It's Time for Southwest to Make Tough Decisions on Pricing and Revenue
Bloomberg News
Southwest Airlines (LUV) - Get Report traditionally has flown above the turbulence of the airline business, avoiding bankruptcy even as others have succumbed and typically coming out ahead in price wars. But the company sent investors scrambling for the emergency exits Thursday after reporting earnings and revenue that missed expectations and warning of tough times ahead.
Dallas-based Southwest reported a second-quarter net profit of $1.19 a share, excluding special items, on revenue of $5.38 billion, missing estimates for profit of $1.21 a share on $5.4 billion of sales. More worrisome than the miss was the company's outlook for the rest of the year, with Southwest warning that it expects unit revenue to fall by as much as 4% in the third quarter due to intense competition.

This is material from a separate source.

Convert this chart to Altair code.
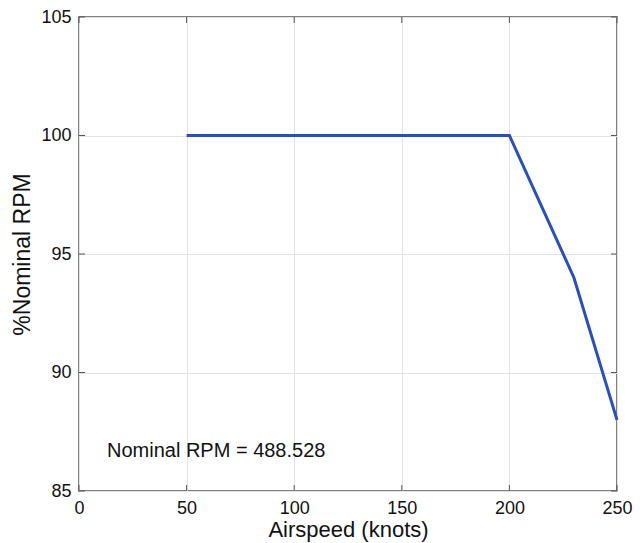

The report continues a tough week for the nation's fourth-largest carrier, as Southwest has been forced to cancel nearly 1,000 flights in recent days because of computer issues. Shares of Southwest traded down more than 10% on Thursday afternoon, coming within sight of the airline's 52-week low.
Though the quarter came in slightly below expectations, Southwest Chairman and CEO Gary C. Kelly noted that the results were a record for the company. He said demand remains strong, but warned that pricing would continue to be challenged.
"While solid traffic demand has continued into July, thus far, the fare environment remains challenging, and close-in yields have softened in recent weeks," Kelly said.
Southwest is hardly alone in warning about pricing issues, with Delta Air Lines (DAL) - Get Report and United Continental (UAL) - Get Report providing similar commentary in recent days. But Southwest, with its reputation as a pricing leader, seems to have caught investors off guard, and the company's guidance for revenue per available seat mile to be down 3% to 4% is well worse than a consensus 1.3% projected drop.
If the airline's third-quarter guidance is accurate, Southwest could report its first quarterly year-over-year decline in earnings per share since 2012.
TheStreet's Jim Cramer called the results "shocking," saying they showed once again that "there are price wars everywhere and that is very bad for this business." Cramer noted that after a run of weakness some airlines, including American (AAL) - Get Report and Delta, have trended up of late, but "I did not feel any confidence after I saw what Gary [Kelly] said."
The quarter also seemingly points to broader issues lingering inside Southwest, once the plucky upstart that ran circles around its rivals but now increasingly a commoditized giant fighting against both reorganized and more efficient legacies and a new batch of discounters including Spirit Airlines and Frontier Airlines. The Southwest of 2016 faces labor discord as well as pressure from investors due to its place as one of the last holdouts not to implement revenue generators such as fees for checked baggage.
JPMorgan analyst Jamie Baker, in a note, said that "we believe Southwest has to try harder" but said the outlook for any new initiatives was uncertain.
"Airlines guiding to [year over year] earnings declines despite surging load factors should chase revenue as aggressively as possible, in our view," Baker wrote. "Yet Southwest continues to shun most industry-accepted practices" such as bag fees, and has sat out of recent attempts by rivals to raise fares.
Costs figure to go up by as much as 4% should Southwest sign new deals with all of its labor unions with open contracts, Baker estimated, meaning the airline will struggle to produce strong returns using its current model.
"Southwest ultimately faces a simple choice: Accept lower returns, or fight more aggressively for revenue," Baker wrote. "The decision between lower returns and renewed revenue vigor unquestionably needs to be made."